> Written task: Go through the records below from the first line and print each one exactly, stopping after the line that contains "const yTicks = d3.range(0, 101, 5);". Do not print pictures or anything past that line.

--- BEGIN ---

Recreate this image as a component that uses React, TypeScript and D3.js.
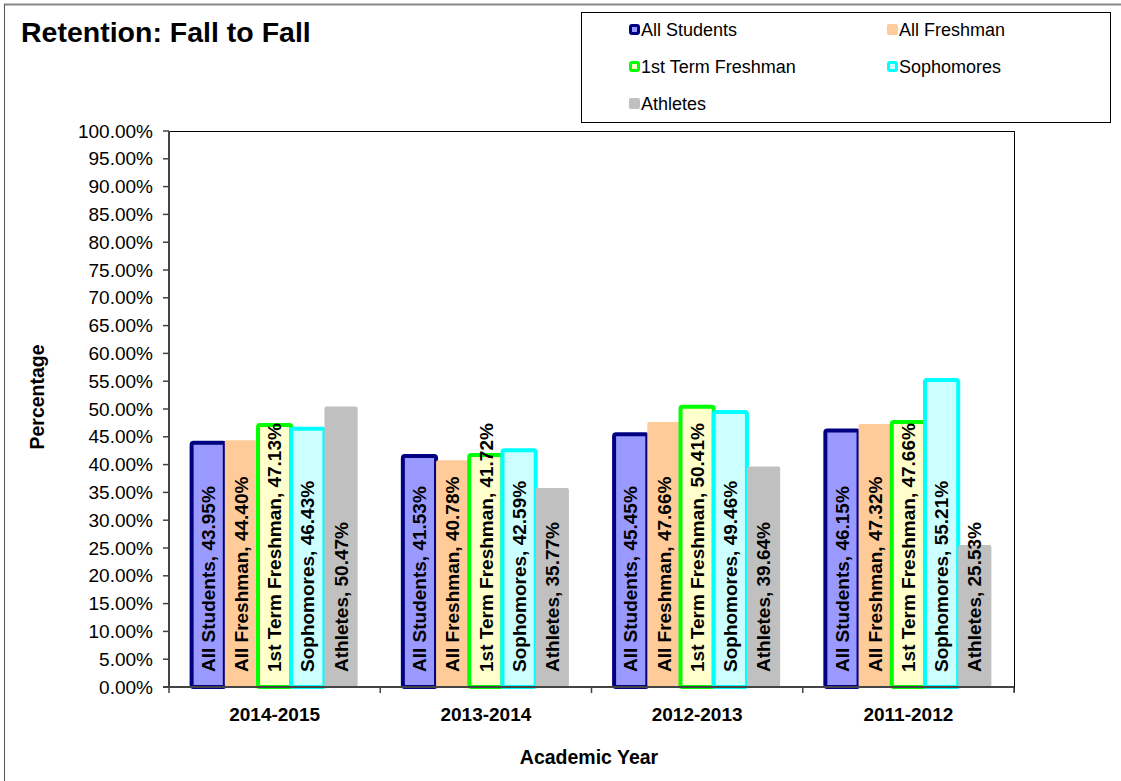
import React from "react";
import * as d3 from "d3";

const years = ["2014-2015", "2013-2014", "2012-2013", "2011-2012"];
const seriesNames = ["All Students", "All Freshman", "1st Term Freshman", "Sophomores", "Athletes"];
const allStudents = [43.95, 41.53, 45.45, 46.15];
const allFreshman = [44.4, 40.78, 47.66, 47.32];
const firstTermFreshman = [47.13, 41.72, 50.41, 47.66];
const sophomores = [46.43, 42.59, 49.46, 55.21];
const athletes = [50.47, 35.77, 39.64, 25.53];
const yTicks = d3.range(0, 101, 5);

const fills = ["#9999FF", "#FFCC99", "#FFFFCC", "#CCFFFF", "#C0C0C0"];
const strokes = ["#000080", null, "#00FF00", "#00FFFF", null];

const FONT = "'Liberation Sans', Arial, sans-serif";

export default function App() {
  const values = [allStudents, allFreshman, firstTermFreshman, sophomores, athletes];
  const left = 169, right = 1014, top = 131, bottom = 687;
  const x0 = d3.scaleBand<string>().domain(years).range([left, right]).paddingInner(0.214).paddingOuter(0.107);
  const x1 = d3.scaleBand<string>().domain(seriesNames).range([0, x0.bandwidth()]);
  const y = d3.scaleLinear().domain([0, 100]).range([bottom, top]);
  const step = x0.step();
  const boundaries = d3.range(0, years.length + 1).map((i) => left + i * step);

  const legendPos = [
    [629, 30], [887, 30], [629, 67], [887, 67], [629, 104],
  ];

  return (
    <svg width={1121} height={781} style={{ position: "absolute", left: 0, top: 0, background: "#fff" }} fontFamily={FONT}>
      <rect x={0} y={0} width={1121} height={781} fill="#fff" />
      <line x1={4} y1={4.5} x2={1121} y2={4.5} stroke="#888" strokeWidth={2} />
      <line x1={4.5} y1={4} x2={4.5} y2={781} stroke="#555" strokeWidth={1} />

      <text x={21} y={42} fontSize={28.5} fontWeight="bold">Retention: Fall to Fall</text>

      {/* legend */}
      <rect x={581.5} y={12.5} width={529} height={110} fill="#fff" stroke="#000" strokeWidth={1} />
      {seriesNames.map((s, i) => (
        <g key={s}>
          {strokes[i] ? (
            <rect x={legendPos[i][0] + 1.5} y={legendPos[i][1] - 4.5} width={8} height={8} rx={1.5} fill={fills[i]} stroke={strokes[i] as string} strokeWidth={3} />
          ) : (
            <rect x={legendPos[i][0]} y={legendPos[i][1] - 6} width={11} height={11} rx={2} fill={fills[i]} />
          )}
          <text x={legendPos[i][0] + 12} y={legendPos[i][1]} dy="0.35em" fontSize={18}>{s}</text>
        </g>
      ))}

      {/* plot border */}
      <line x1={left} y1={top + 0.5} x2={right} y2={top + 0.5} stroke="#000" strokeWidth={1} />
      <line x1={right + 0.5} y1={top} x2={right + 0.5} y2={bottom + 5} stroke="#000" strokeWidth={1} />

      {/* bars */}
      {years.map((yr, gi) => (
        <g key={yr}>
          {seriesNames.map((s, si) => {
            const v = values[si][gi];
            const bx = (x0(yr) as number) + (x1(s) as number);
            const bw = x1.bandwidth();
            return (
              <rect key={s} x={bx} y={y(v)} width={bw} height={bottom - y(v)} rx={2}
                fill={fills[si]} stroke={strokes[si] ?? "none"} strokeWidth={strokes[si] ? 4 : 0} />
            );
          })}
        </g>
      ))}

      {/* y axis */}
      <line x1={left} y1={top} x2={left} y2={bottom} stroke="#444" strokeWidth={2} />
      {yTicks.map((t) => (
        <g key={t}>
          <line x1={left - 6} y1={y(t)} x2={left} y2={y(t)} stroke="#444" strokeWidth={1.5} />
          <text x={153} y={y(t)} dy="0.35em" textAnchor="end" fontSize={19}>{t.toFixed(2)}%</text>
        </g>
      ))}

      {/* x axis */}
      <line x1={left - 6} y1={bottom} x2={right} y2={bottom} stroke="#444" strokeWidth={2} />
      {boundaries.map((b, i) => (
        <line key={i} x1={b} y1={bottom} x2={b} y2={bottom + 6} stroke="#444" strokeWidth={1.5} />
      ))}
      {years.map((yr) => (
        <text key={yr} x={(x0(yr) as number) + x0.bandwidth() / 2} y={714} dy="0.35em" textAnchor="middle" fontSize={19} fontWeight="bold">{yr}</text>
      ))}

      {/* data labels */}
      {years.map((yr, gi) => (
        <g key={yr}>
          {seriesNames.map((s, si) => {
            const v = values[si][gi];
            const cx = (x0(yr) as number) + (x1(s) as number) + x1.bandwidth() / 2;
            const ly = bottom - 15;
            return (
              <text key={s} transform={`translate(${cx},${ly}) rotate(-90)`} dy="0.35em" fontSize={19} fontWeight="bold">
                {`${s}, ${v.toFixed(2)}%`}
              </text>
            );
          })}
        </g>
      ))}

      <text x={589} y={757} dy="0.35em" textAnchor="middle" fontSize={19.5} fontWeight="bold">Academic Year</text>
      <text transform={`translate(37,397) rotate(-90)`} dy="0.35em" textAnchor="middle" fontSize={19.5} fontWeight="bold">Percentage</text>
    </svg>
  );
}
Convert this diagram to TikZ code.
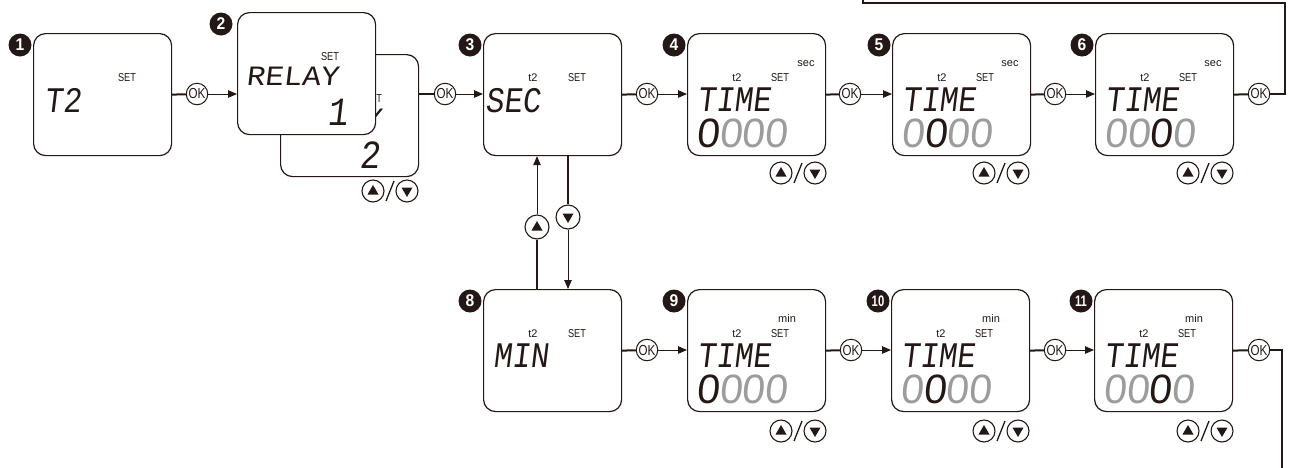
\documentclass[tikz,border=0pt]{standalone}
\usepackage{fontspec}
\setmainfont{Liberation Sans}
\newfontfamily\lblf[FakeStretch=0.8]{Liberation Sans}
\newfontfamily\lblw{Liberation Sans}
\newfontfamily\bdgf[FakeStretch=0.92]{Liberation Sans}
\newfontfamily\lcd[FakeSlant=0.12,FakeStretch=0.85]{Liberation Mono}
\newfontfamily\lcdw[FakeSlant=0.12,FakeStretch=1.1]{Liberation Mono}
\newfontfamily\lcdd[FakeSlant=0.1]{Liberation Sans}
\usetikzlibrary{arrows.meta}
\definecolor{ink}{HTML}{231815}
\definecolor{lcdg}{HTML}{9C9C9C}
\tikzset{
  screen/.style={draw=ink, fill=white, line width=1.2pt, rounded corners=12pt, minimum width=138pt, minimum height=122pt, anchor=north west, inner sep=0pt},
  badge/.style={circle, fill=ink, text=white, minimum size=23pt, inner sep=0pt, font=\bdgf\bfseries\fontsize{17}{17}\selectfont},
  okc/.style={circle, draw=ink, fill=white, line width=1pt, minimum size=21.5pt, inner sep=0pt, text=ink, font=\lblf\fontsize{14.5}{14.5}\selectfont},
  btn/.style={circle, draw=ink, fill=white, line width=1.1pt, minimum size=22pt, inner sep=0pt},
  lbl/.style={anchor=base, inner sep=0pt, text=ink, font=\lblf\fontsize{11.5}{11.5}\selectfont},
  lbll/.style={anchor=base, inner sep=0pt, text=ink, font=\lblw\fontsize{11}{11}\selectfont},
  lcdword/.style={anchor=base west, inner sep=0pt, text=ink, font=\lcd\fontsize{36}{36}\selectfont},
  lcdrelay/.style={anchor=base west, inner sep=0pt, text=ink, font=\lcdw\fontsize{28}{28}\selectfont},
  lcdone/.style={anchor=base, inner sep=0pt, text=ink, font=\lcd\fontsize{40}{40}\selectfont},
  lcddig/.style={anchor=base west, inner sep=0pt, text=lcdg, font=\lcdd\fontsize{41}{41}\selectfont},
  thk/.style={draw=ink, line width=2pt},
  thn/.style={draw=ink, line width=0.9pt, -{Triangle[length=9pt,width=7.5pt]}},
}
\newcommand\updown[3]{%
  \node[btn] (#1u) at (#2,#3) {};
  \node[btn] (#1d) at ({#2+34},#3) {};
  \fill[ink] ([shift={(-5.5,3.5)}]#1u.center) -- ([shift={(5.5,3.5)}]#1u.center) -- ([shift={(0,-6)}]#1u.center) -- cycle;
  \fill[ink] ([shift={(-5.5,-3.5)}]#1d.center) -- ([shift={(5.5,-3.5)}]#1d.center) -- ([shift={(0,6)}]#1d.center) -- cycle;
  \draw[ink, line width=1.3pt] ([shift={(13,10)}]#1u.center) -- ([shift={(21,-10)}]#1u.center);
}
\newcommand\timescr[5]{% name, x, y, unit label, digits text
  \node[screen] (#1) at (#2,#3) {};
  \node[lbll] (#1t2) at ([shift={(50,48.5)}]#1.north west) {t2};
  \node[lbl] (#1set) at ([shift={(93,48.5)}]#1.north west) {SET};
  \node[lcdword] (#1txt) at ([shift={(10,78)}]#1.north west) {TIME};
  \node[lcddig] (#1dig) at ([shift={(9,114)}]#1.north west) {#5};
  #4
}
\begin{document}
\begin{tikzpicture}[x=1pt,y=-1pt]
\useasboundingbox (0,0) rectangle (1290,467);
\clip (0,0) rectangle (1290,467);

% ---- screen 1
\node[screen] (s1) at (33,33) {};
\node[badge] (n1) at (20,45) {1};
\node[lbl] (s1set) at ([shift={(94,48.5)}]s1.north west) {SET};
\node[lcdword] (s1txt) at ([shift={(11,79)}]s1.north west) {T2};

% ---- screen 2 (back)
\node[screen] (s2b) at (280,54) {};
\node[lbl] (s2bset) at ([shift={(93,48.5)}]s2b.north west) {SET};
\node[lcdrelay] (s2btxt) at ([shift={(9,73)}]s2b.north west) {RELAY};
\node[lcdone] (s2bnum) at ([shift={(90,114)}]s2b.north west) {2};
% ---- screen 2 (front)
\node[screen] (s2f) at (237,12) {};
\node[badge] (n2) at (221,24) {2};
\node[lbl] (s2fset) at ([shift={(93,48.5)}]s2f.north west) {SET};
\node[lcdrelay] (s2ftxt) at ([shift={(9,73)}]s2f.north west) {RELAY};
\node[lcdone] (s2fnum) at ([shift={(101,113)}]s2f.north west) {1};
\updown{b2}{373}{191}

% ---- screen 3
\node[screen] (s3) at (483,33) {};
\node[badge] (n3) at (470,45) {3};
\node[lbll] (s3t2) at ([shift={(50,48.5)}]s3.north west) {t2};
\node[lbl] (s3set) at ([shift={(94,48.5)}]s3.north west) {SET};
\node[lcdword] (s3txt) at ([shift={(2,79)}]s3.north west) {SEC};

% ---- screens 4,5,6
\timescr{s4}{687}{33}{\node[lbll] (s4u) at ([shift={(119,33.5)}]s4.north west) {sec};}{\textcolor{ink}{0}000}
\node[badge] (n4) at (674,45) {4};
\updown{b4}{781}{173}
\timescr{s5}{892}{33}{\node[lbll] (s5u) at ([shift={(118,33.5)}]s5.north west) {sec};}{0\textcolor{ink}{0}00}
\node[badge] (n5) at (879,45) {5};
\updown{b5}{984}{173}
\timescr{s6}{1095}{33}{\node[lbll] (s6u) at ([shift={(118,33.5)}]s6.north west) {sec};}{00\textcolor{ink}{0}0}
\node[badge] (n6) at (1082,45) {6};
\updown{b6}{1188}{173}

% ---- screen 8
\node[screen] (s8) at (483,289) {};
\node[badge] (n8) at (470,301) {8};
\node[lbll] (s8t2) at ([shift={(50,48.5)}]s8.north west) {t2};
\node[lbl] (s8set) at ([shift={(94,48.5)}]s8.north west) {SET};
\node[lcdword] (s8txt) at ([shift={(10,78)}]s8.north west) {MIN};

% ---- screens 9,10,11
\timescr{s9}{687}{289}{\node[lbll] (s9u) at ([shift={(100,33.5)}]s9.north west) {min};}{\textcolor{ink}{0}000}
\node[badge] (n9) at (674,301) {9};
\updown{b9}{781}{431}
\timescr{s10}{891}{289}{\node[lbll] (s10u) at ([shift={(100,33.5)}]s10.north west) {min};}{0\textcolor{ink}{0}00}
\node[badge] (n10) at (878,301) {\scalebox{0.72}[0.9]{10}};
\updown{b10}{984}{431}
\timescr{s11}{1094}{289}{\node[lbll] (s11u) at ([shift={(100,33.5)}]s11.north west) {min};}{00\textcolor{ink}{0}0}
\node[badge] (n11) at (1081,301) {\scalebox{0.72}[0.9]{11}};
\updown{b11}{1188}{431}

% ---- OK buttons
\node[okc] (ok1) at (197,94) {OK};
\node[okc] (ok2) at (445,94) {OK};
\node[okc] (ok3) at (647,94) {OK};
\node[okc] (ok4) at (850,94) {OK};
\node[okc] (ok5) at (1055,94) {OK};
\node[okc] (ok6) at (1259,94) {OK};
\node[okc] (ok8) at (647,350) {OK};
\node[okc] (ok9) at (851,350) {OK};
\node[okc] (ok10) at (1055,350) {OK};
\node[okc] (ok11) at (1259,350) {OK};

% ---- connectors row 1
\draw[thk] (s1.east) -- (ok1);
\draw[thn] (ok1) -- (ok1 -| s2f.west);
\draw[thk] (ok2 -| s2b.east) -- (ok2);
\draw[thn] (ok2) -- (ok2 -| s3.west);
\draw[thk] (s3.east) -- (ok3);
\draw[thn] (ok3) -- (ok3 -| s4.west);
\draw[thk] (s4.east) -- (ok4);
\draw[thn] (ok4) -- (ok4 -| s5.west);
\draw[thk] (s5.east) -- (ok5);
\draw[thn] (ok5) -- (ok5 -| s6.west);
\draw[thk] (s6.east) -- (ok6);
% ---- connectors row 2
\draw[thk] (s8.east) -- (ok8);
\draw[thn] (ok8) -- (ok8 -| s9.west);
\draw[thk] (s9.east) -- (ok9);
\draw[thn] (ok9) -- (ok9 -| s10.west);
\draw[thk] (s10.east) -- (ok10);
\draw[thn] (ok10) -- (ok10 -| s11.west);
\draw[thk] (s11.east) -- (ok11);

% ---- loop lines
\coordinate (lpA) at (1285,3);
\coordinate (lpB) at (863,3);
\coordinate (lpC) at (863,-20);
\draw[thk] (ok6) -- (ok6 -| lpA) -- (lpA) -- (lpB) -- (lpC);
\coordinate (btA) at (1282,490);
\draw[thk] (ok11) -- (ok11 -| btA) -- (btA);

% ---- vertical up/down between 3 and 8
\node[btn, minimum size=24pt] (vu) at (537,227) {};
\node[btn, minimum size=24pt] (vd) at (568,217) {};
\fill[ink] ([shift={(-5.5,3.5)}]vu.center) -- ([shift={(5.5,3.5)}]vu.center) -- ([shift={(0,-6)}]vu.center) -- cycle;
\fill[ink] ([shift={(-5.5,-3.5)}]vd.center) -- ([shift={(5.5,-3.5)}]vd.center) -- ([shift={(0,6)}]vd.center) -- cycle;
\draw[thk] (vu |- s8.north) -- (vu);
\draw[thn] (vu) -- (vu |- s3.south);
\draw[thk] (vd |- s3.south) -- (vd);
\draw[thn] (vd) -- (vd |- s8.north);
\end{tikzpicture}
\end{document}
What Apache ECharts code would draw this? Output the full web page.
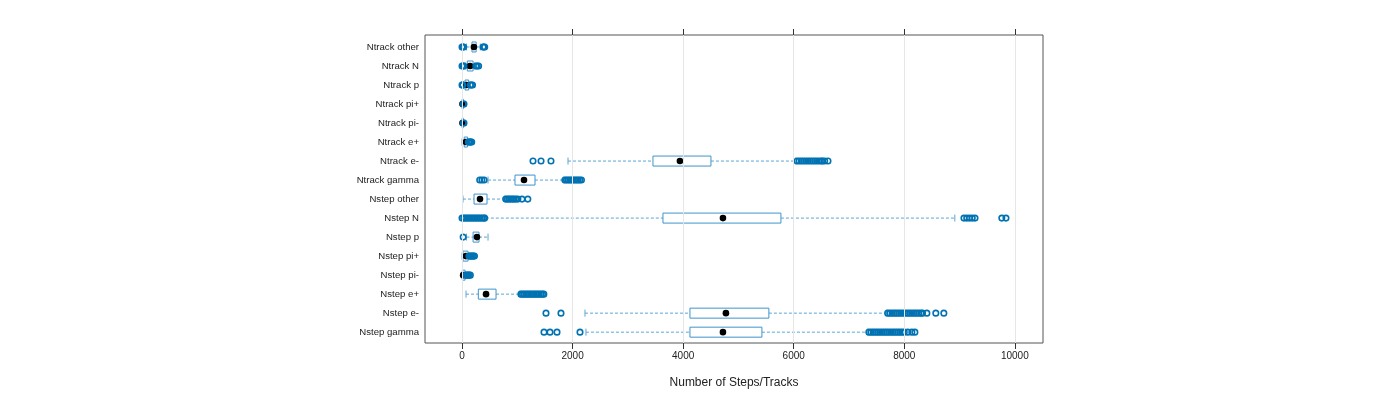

--- END ---

> The solution:
Recreate this image as a component that uses React, TypeScript and D3.js.
import React from "react";
import * as d3 from "d3";

const years = ["2014-2015", "2013-2014", "2012-2013", "2011-2012"];
const seriesNames = ["All Students", "All Freshman", "1st Term Freshman", "Sophomores", "Athletes"];
const allStudents = [43.95, 41.53, 45.45, 46.15];
const allFreshman = [44.4, 40.78, 47.66, 47.32];
const firstTermFreshman = [47.13, 41.72, 50.41, 47.66];
const sophomores = [46.43, 42.59, 49.46, 55.21];
const athletes = [50.47, 35.77, 39.64, 25.53];
const yTicks = d3.range(0, 101, 5);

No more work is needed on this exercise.